What the task asks: Reproduce from the records below, with no pictures, exactly the lines between the one containing "Convert this chart to Altair code." and the one containing "import_ticks = [0, 10, 20, 30, 40, 50, 60]", inclusive.

# Start of Data to use

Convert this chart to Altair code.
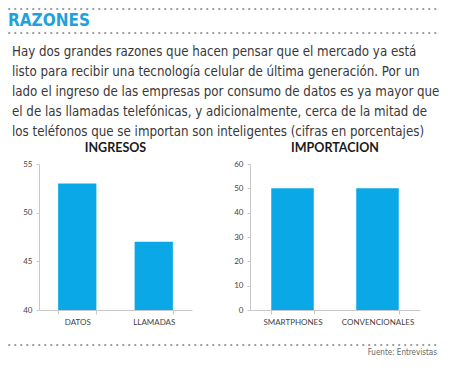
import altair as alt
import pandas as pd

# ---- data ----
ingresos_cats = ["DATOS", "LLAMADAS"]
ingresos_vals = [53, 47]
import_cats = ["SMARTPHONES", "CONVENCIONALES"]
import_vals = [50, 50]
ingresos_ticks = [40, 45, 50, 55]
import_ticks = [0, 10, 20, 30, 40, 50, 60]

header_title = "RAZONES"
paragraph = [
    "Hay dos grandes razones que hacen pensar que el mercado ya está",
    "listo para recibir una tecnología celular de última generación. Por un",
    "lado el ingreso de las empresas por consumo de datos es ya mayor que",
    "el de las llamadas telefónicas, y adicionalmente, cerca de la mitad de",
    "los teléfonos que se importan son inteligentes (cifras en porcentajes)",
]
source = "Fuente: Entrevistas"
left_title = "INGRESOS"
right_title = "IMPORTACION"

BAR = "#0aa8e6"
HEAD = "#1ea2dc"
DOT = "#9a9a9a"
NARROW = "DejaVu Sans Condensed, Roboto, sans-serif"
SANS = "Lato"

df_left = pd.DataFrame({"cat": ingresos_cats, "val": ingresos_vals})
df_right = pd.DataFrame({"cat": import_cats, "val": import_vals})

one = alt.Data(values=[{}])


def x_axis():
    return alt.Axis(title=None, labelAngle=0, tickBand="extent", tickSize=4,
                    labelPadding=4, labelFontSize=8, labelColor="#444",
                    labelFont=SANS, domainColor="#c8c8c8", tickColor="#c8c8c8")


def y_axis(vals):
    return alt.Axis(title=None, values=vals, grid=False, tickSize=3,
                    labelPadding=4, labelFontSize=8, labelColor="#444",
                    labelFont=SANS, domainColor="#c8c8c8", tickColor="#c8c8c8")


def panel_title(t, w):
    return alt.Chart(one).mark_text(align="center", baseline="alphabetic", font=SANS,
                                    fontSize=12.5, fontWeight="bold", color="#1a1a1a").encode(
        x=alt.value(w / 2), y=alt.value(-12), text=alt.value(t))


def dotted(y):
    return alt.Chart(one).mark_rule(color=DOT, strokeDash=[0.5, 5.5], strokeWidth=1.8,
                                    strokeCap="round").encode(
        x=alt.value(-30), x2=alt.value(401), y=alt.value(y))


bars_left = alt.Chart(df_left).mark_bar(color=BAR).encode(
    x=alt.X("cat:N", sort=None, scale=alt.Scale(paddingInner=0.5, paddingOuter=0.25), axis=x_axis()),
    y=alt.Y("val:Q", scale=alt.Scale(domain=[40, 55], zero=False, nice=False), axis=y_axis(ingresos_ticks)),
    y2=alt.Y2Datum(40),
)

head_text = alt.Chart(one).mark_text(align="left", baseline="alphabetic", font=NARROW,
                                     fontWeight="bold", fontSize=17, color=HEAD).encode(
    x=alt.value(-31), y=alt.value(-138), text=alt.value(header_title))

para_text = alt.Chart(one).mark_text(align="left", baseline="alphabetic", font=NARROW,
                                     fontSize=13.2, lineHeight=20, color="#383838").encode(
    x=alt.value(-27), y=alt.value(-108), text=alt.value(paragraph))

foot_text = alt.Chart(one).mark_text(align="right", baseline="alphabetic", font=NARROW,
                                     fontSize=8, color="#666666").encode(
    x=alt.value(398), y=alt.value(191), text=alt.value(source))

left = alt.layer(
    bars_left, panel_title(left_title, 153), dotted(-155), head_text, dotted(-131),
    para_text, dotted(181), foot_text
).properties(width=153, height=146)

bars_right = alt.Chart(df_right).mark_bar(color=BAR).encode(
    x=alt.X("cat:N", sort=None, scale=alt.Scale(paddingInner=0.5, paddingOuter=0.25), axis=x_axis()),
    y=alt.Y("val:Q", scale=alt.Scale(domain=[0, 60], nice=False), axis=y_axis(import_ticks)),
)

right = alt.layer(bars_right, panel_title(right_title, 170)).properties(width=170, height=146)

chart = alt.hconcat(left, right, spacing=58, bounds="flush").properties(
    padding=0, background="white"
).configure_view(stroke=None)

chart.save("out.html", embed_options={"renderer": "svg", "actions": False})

# End of Data to use
# Start of Data to use

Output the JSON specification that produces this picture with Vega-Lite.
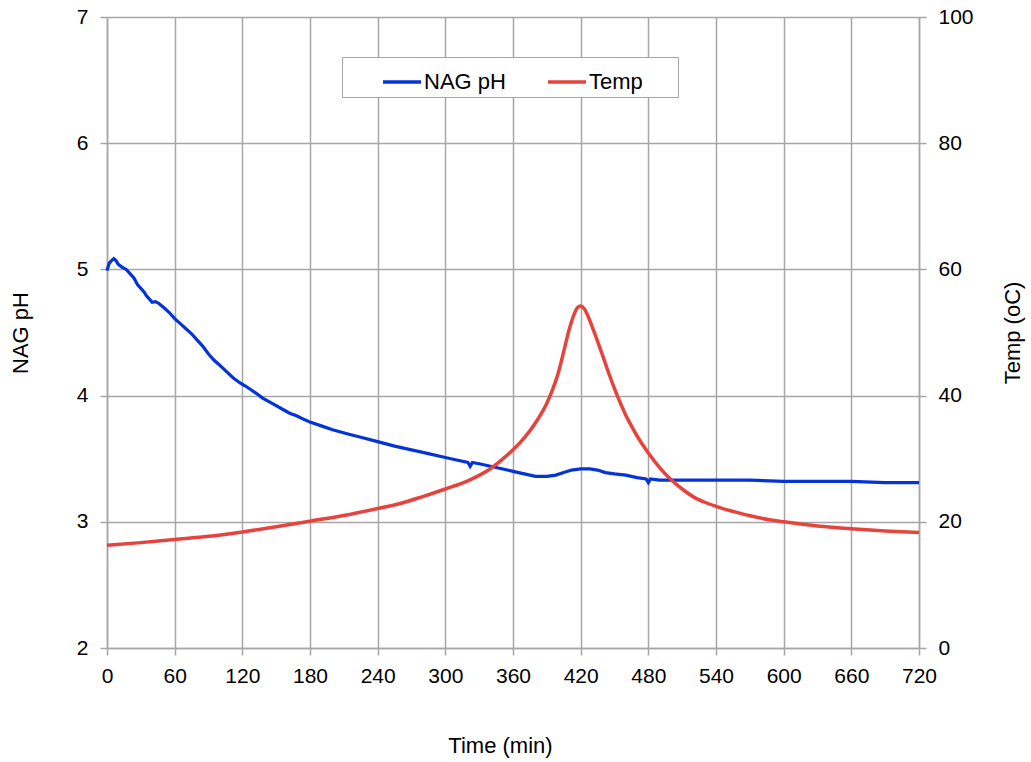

# End of Data to use

Result of the exercise:
Convert this chart to Altair code.
import altair as alt
import pandas as pd

# ---- data ----
ingresos_cats = ["DATOS", "LLAMADAS"]
ingresos_vals = [53, 47]
import_cats = ["SMARTPHONES", "CONVENCIONALES"]
import_vals = [50, 50]
ingresos_ticks = [40, 45, 50, 55]
import_ticks = [0, 10, 20, 30, 40, 50, 60]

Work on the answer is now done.